== Task goal ==
Pictures stay out. Extract the lines below from the first one through the line with "const quetData = quetDays.map((d, i)", both included.
═══ Entries supplied ═══
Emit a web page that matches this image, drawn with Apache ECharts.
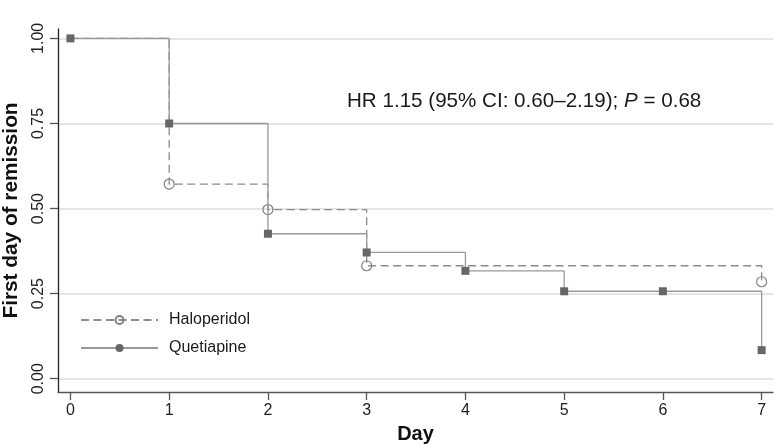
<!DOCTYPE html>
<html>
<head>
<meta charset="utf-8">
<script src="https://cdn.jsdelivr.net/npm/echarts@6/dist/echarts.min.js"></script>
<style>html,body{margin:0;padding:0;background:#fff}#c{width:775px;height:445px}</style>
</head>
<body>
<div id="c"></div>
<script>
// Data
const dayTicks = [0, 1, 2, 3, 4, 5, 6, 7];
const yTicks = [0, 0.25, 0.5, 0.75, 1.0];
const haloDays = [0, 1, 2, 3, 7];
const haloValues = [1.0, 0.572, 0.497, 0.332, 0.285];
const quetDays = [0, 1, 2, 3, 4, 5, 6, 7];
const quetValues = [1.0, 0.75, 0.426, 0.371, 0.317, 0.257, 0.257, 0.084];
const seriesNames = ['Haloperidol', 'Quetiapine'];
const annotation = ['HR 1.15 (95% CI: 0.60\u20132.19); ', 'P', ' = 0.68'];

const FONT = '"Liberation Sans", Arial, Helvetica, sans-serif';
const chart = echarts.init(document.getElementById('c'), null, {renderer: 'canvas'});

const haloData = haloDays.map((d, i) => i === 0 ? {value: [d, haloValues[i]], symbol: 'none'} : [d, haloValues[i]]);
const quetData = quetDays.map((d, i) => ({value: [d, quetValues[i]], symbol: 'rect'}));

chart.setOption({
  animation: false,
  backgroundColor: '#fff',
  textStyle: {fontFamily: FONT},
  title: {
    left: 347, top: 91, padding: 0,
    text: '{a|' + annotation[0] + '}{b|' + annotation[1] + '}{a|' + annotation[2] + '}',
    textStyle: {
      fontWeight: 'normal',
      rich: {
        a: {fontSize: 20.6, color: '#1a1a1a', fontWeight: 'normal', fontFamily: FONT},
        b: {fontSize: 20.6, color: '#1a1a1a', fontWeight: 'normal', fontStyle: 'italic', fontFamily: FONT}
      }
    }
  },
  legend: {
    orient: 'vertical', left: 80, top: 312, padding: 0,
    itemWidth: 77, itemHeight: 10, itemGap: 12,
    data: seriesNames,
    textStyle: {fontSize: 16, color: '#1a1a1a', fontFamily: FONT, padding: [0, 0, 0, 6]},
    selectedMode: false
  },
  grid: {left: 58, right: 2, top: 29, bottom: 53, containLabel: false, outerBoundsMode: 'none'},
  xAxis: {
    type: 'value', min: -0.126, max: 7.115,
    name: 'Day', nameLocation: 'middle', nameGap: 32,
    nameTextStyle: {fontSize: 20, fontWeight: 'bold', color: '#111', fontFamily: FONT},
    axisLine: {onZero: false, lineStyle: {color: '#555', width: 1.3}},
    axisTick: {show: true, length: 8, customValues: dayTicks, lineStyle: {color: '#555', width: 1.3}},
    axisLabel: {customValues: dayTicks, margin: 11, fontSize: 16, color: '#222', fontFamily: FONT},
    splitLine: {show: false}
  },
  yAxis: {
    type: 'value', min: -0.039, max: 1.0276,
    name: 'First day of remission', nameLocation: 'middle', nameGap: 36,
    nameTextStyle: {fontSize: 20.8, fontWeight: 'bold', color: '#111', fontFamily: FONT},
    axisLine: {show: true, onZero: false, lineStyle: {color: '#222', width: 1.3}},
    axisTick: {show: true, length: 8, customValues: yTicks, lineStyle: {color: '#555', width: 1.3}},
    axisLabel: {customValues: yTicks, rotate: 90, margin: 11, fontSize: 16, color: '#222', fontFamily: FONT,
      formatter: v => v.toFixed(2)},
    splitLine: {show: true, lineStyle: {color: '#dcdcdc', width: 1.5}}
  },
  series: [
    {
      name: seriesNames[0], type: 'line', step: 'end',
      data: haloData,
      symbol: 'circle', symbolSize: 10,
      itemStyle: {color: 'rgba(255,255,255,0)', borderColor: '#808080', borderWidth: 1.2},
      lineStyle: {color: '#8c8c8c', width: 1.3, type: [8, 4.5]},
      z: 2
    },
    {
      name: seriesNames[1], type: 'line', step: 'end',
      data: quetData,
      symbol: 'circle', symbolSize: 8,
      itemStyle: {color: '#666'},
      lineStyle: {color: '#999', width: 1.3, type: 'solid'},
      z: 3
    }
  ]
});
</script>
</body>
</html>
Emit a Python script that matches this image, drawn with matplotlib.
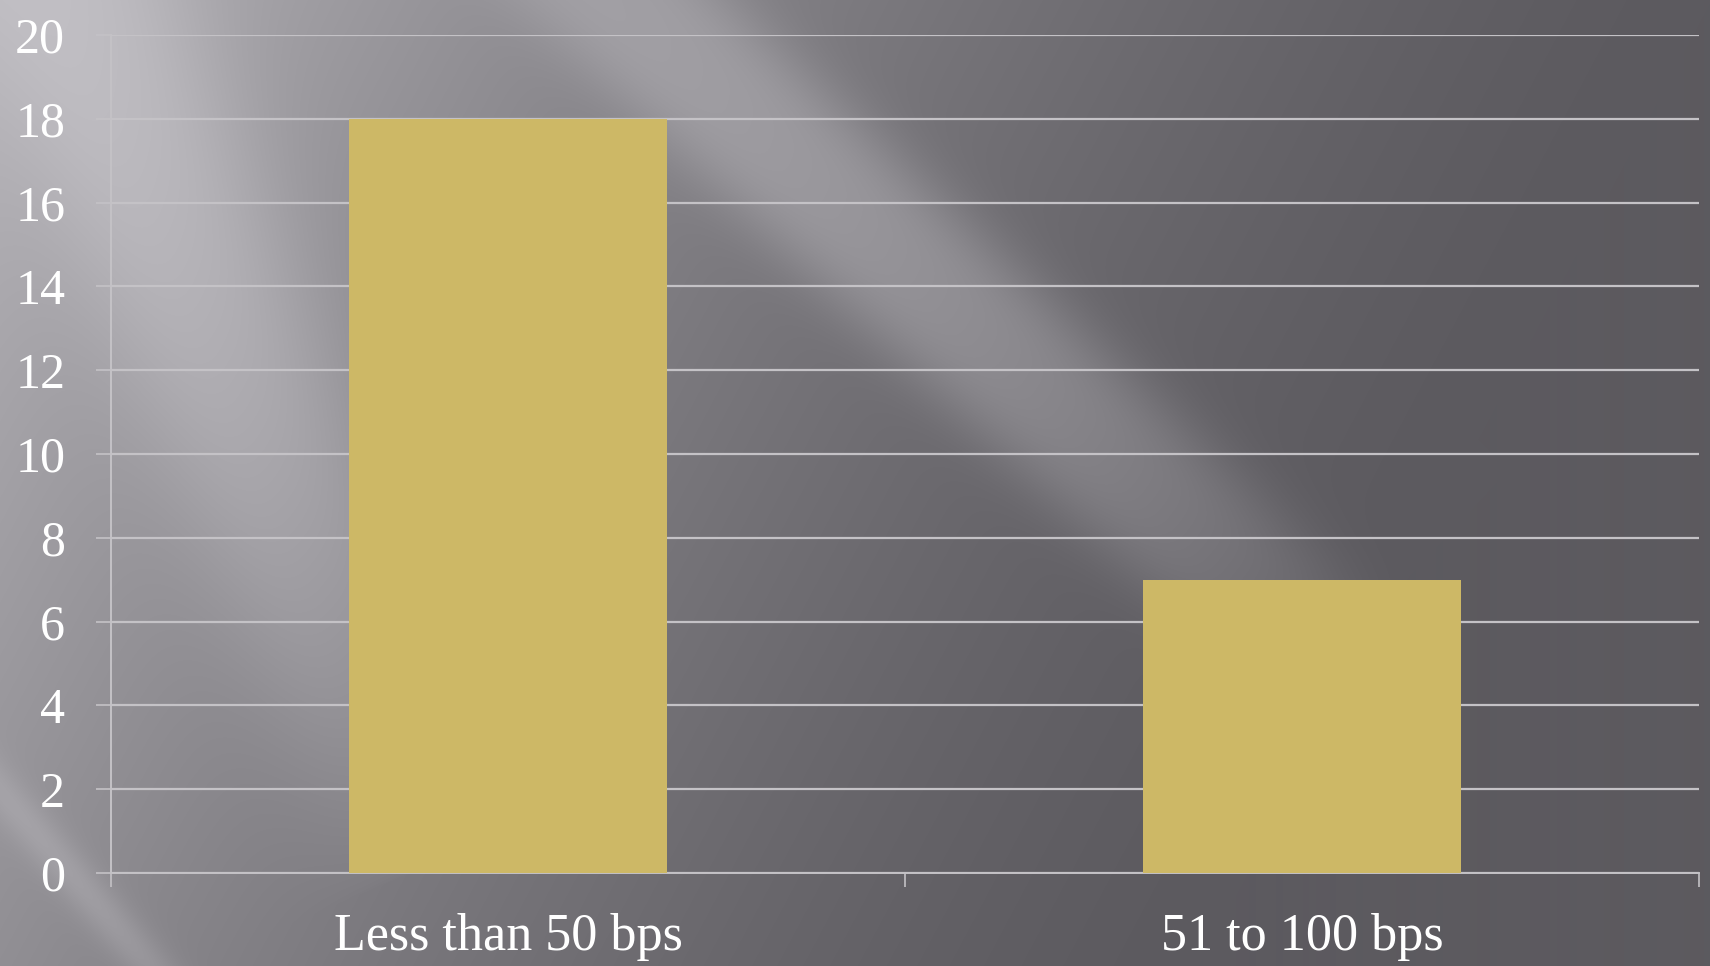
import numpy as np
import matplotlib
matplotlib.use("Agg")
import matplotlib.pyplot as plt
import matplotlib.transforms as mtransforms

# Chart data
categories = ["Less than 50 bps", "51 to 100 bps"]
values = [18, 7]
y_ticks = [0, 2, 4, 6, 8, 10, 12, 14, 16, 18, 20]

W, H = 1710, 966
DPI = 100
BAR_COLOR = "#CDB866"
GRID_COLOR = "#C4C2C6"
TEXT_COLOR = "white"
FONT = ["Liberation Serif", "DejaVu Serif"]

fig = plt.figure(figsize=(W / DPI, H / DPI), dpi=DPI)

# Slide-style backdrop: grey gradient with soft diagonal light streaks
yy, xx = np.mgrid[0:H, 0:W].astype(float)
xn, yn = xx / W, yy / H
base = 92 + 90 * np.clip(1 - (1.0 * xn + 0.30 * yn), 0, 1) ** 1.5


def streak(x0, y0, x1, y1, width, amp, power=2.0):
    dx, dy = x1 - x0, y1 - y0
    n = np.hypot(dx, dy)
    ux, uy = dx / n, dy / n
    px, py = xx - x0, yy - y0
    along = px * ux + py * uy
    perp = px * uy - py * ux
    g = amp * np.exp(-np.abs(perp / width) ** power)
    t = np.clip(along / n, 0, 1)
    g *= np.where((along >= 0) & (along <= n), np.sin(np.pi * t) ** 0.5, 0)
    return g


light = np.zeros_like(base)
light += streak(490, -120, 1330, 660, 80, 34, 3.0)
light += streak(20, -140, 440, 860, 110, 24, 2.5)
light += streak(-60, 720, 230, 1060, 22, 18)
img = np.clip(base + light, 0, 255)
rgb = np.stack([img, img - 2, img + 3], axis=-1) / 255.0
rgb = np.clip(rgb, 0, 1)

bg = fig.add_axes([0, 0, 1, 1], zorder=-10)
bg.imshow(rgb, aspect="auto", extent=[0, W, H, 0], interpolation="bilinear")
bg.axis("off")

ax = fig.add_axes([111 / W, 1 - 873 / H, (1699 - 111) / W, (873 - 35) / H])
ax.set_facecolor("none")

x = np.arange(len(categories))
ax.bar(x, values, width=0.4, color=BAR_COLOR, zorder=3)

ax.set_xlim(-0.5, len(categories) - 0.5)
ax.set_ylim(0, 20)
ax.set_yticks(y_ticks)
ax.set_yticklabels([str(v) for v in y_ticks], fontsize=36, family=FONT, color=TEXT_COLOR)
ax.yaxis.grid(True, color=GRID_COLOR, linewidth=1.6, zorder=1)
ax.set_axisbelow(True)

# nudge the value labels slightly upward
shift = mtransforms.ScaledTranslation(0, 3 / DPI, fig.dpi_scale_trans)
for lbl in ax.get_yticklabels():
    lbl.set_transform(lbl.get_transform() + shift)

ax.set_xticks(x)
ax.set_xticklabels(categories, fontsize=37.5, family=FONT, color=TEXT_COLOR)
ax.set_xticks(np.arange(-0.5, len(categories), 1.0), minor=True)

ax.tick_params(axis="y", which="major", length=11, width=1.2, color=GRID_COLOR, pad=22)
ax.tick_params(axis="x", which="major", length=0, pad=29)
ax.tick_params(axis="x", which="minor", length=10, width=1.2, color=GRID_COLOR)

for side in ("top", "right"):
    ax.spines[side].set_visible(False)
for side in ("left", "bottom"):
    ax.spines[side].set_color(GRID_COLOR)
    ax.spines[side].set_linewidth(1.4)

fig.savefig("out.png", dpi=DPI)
═══
== Full solution ==
Emit a web page that matches this image, drawn with Apache ECharts.
<!DOCTYPE html>
<html>
<head>
<meta charset="utf-8">
<script src="https://cdn.jsdelivr.net/npm/echarts@6/dist/echarts.min.js"></script>
<style>html,body{margin:0;padding:0;background:#fff}#c{width:775px;height:445px}</style>
</head>
<body>
<div id="c"></div>
<script>
// Data
const dayTicks = [0, 1, 2, 3, 4, 5, 6, 7];
const yTicks = [0, 0.25, 0.5, 0.75, 1.0];
const haloDays = [0, 1, 2, 3, 7];
const haloValues = [1.0, 0.572, 0.497, 0.332, 0.285];
const quetDays = [0, 1, 2, 3, 4, 5, 6, 7];
const quetValues = [1.0, 0.75, 0.426, 0.371, 0.317, 0.257, 0.257, 0.084];
const seriesNames = ['Haloperidol', 'Quetiapine'];
const annotation = ['HR 1.15 (95% CI: 0.60\u20132.19); ', 'P', ' = 0.68'];

const FONT = '"Liberation Sans", Arial, Helvetica, sans-serif';
const chart = echarts.init(document.getElementById('c'), null, {renderer: 'canvas'});

const haloData = haloDays.map((d, i) => i === 0 ? {value: [d, haloValues[i]], symbol: 'none'} : [d, haloValues[i]]);
const quetData = quetDays.map((d, i) => ({value: [d, quetValues[i]], symbol: 'rect'}));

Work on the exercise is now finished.